I'm a DBA and manage a vmware ESX 3.5 cluster that predominently hosts SQL Servers and a few application servers and I have a question about how to setup the resource groups, but I'm in conflict with one of the ESX system admins about how to manage the resources.
The cluster (3 nodes, 32GB per node) currently hosts 33 guests configured to consume 77GB of RAM, although ESX is reporting that only 44GB is active. The cluster hosts live, test, development servers and a few other miscellaneous guests.
What I'd like to do is simplify the management of the servers resources, and to be able to manage and report the performance of related servers.
For example, the resources consumed (RAM, Disk, CPU) for the Live SQL servers, the SharePoint servers, the CRM servers etc.
What I have next done is create 4 "top level" resource groups.

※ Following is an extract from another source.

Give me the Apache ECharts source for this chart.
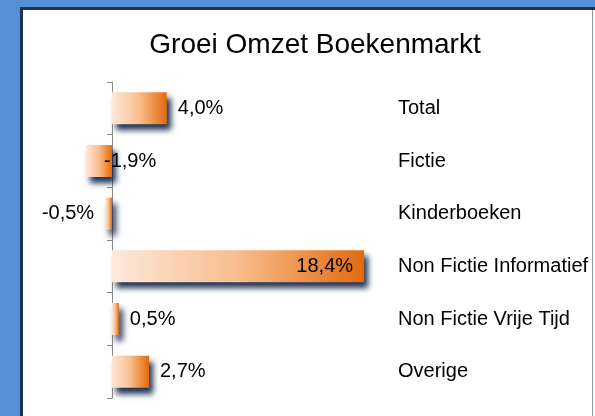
<!DOCTYPE html>
<html>
<head>
<meta charset="utf-8">
<script src="https://cdn.jsdelivr.net/npm/echarts@6/dist/echarts.min.js"></script>
<style>
  html, body { margin: 0; padding: 0; background: #5590d4; }
  #chart { width: 595px; height: 416px; }
</style>
</head>
<body>
<div id="chart"></div>
<script>
// data
const categories = ['Total', 'Fictie', 'Kinderboeken', 'Non Fictie Informatief', 'Non Fictie Vrije Tijd', 'Overige'];
const growth = [4.0, -1.9, -0.5, 18.4, 0.5, 2.7];
// where each value label sits (matches the original slide)
const labelPlaces = ['right', 'fictie', 'left', 'insideRight', 'right', 'right'];

const myChart = echarts.init(document.getElementById('chart'), null, { renderer: 'canvas' });

const barFill = new echarts.graphic.LinearGradient(0, 0, 1, 0, [
    { offset: 0, color: '#fde9da' },
    { offset: 0.5, color: '#f8bd8d' },
    { offset: 1, color: '#e36a0c' }
]);

function labelFor(place) {
    if (place === 'fictie') {
        return { show: true, position: 'insideLeft', offset: [13, 0] };
    }
    if (place === 'insideRight') {
        return { show: true, position: 'insideRight', distance: 11 };
    }
    return { show: true, position: place, distance: 11 };
}

const seriesData = growth.map(function (v, i) {
    return { value: v, label: labelFor(labelPlaces[i]) };
});

const option = {
    backgroundColor: '#5590d4',
    animation: false,
    textStyle: { fontFamily: 'Liberation Sans, Arial, sans-serif' },
    graphic: [{
        type: 'rect',
        z: -10,
        shape: { x: 21.5, y: 8.5, width: 572, height: 420 },
        style: { fill: '#ffffff', stroke: '#1b3355', lineWidth: 3 }
    }, {
        type: 'rect',
        z: -9,
        shape: { x: 592.5, y: 10, width: 3, height: 410 },
        style: { fill: '#ffffff' }
    }],
    title: {
        text: 'Groei Omzet Boekenmarkt',
        left: 310,
        top: 26,
        textAlign: 'center',
        textStyle: { fontSize: 28, fontWeight: 'normal', color: '#000', fontFamily: 'Liberation Sans, Arial, sans-serif' }
    },
    grid: { left: 84.6, top: 82, width: 301.4, height: 316 },
    xAxis: {
        type: 'value',
        min: -2,
        max: 20,
        show: false
    },
    yAxis: [{
        type: 'category',
        data: categories,
        inverse: true,
        axisLine: { onZero: true, lineStyle: { color: '#8a8a8a', width: 1 } },
        axisTick: { show: true, length: 5, lineStyle: { color: '#8a8a8a' } },
        axisLabel: { show: false },
        splitLine: { show: false }
    }, {
        type: 'category',
        data: categories,
        inverse: true,
        position: 'right',
        axisLine: { show: false },
        axisTick: { show: false },
        axisLabel: { show: true, margin: 12, align: 'left', fontSize: 20, color: '#000' },
        splitLine: { show: false }
    }],
    series: [{
        type: 'bar',
        yAxisIndex: 0,
        data: seriesData,
        barWidth: 32,
        itemStyle: {
            color: barFill,
            shadowColor: 'rgba(20, 40, 75, 0.95)',
            shadowBlur: 6,
            shadowOffsetX: 4,
            shadowOffsetY: 6
        },
        label: {
            fontSize: 20,
            color: '#000',
            formatter: function (p) {
                return p.value.toFixed(1).replace('.', ',') + '%';
            }
        }
    }]
};

myChart.setOption(option);
</script>
</body>
</html>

1-High - For the most mission critical services (ie. the live SQL server)
32768 memory shares
2-Normal - For the majority of the remaining live systems (CRM, Sharepoint etc)
16384 memory shares
3-Dev - Test and development systems
8192 memory shares
4-Low - Non supported servers (no sla, temporary build servers etc)
1024 memory shares
I have grouped the servers into their own "application" resource groups (SQL Live, SQL Test, CRM Live, CRM Test etc) but have not set any explicit resource limits on these groups.
And then I put the "application" groups into the appropriate "top level" resource group.
For example, each sub group has 4 guests, each 1 CPU and 1GB RAM
1-High 32768 shares
SQL Live 4 guests
2-Normal 16384 shares
CRM Live 4 guests
Sharepoint Live 4 guests
3-Dev 16384 shares
CRM Test 4 guests
SQL Test 4 guests
Sharepoint test 4 guests
4-Low
Remaining cruft 4 guests
The sysadmin chap is telling me that "Sharepoint will only get 28% of 50% of the resources it needs!"
Before I reply to him, can I get some advice and a check on my assumptions:
- In normal operation the cluster is not overcommitting RAM (or CPU) so there is no resource limits being applied to any guest, either CPU or RAM.
- If one of the hosts fails, then there will only be 64GB of RAM available. As the guests are restarted (we have HA and DRS enabled) the remaining hosts will start to restart the guests and this will overcommit the RAM.
- I want to ensure that the highest priority services maintain their service
- I dont want to micromanage each individual guest!
What are your thoughts and expericences??